◆ TO DO ◆
Locate each line holding the string "matplotlib" and copy it.

◆ SUPPLIED INFORMATION ◆
--------------------

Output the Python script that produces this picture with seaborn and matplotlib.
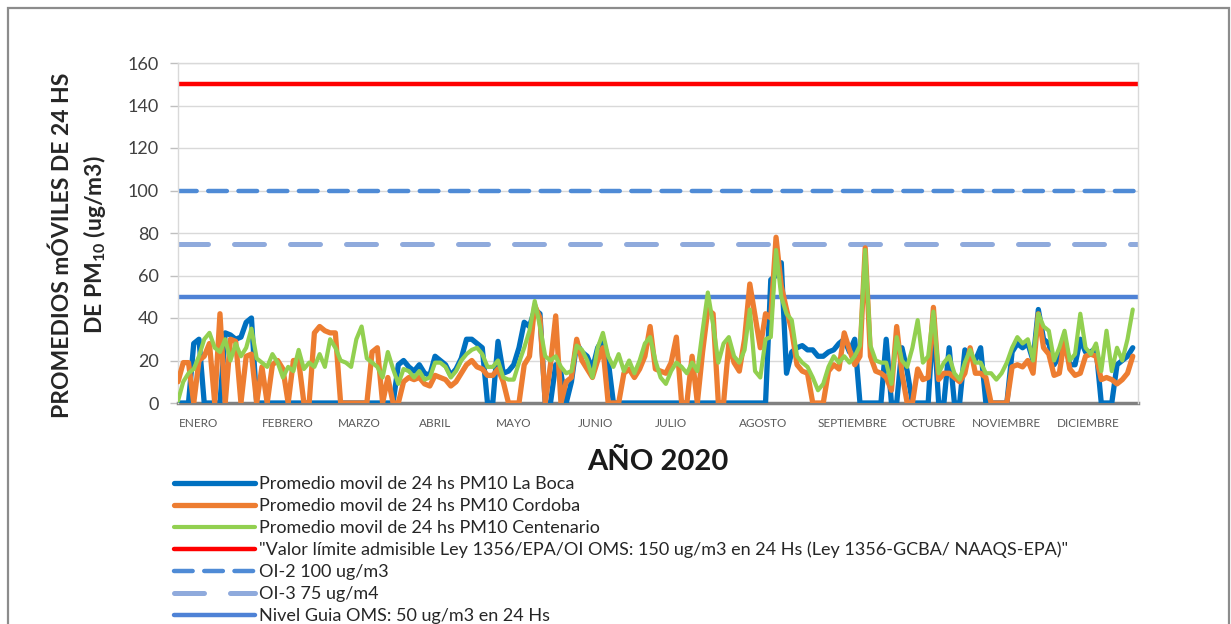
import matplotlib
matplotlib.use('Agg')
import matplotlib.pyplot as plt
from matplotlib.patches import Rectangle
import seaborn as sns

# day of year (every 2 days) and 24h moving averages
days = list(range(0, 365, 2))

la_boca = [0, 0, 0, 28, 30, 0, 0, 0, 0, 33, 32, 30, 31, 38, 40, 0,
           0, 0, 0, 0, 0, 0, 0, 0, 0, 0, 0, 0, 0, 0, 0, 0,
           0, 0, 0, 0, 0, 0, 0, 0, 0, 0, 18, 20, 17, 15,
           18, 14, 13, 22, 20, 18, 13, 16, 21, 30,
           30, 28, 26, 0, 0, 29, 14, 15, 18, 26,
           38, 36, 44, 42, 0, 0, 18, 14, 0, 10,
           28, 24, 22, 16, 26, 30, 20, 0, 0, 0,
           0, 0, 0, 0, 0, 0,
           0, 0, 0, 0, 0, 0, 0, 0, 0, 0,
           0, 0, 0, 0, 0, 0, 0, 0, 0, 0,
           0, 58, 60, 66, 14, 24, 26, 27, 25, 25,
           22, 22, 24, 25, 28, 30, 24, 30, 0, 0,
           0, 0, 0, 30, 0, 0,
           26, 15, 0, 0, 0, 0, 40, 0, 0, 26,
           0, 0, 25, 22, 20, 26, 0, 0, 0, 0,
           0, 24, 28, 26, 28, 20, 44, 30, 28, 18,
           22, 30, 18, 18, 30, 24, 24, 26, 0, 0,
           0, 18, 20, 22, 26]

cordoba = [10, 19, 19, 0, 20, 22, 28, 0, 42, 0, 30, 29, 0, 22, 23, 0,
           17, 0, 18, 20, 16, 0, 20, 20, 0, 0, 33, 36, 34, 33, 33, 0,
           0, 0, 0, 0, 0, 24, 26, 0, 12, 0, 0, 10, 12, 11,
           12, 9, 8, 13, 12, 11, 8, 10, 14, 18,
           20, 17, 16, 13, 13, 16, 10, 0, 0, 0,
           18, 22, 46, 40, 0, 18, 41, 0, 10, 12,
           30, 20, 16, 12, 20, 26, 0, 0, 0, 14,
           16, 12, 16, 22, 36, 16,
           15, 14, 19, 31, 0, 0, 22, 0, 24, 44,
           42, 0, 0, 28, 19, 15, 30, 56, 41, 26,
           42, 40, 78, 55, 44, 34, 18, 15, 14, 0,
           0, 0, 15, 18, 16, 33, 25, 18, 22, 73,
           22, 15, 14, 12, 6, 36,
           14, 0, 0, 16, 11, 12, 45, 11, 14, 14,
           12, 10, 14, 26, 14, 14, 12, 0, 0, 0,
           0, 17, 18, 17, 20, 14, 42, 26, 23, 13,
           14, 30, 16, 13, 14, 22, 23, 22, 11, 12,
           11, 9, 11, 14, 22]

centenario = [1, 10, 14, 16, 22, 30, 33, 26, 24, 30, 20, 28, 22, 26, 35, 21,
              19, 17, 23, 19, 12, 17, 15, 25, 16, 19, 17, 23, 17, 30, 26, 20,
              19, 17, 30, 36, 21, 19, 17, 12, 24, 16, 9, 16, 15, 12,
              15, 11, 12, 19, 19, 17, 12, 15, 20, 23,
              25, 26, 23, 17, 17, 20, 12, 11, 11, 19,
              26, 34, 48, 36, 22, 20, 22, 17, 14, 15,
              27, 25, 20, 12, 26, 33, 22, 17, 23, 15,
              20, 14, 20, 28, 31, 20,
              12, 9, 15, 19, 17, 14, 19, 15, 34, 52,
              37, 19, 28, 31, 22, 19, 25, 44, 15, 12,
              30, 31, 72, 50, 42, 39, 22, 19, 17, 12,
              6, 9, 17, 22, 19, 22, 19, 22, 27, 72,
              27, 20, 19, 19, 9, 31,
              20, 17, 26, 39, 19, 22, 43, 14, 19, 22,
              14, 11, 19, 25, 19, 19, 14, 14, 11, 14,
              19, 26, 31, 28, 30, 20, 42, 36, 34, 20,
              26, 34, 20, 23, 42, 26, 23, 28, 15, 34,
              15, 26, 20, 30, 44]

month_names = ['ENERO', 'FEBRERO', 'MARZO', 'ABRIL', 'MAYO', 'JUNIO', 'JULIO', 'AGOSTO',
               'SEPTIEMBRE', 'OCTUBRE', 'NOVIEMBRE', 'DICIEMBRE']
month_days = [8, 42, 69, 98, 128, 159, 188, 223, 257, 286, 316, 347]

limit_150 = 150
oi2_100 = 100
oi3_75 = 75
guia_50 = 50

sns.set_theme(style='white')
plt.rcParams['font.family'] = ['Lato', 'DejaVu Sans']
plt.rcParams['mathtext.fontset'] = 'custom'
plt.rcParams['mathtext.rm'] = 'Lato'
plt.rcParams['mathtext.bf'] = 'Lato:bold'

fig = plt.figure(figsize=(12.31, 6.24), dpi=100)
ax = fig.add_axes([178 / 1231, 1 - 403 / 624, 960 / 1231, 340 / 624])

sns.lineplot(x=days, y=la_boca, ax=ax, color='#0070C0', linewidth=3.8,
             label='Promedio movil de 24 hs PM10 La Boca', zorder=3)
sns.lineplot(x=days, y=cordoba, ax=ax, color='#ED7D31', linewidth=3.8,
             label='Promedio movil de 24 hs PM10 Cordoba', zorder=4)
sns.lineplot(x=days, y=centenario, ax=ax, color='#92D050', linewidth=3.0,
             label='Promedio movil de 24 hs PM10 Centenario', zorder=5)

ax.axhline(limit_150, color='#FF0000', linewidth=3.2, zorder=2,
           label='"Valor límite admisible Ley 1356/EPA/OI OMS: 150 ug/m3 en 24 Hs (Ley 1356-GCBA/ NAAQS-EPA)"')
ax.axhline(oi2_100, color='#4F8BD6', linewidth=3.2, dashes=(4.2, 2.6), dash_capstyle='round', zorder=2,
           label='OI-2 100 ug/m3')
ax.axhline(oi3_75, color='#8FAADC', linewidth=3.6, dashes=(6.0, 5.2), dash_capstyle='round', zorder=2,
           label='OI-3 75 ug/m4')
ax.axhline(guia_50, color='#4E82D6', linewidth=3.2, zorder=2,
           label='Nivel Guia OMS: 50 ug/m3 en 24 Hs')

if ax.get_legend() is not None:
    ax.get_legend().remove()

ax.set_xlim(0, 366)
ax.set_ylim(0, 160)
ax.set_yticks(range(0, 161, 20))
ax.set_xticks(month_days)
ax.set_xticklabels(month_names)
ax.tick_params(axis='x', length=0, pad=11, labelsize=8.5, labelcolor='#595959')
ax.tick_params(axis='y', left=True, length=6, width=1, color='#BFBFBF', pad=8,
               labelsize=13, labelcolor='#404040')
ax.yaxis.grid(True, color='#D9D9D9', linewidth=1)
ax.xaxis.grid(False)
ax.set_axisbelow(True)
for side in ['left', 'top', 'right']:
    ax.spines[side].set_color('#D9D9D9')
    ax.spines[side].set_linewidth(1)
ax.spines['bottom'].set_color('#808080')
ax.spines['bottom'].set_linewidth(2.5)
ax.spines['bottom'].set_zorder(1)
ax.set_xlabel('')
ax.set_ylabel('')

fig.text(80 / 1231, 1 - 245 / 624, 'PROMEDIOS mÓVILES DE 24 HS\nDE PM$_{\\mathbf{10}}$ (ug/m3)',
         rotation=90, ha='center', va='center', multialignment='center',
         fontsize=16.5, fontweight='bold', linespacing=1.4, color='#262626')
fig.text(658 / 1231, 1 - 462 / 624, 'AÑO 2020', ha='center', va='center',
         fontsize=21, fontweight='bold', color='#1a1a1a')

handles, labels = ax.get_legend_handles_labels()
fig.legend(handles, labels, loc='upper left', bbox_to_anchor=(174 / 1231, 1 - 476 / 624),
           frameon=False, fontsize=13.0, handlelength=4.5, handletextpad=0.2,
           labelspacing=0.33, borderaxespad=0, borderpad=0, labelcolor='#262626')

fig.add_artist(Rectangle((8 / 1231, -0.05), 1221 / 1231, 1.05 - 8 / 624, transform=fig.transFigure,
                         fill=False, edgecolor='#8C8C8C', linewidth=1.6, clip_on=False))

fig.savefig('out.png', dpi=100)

--------------------

◆ SOLUTION FOR THIS TASK ◆
Output the Python script that produces this picture with seaborn and matplotlib.
import matplotlib
matplotlib.use('Agg')
import matplotlib.pyplot as plt
from matplotlib.patches import Rectangle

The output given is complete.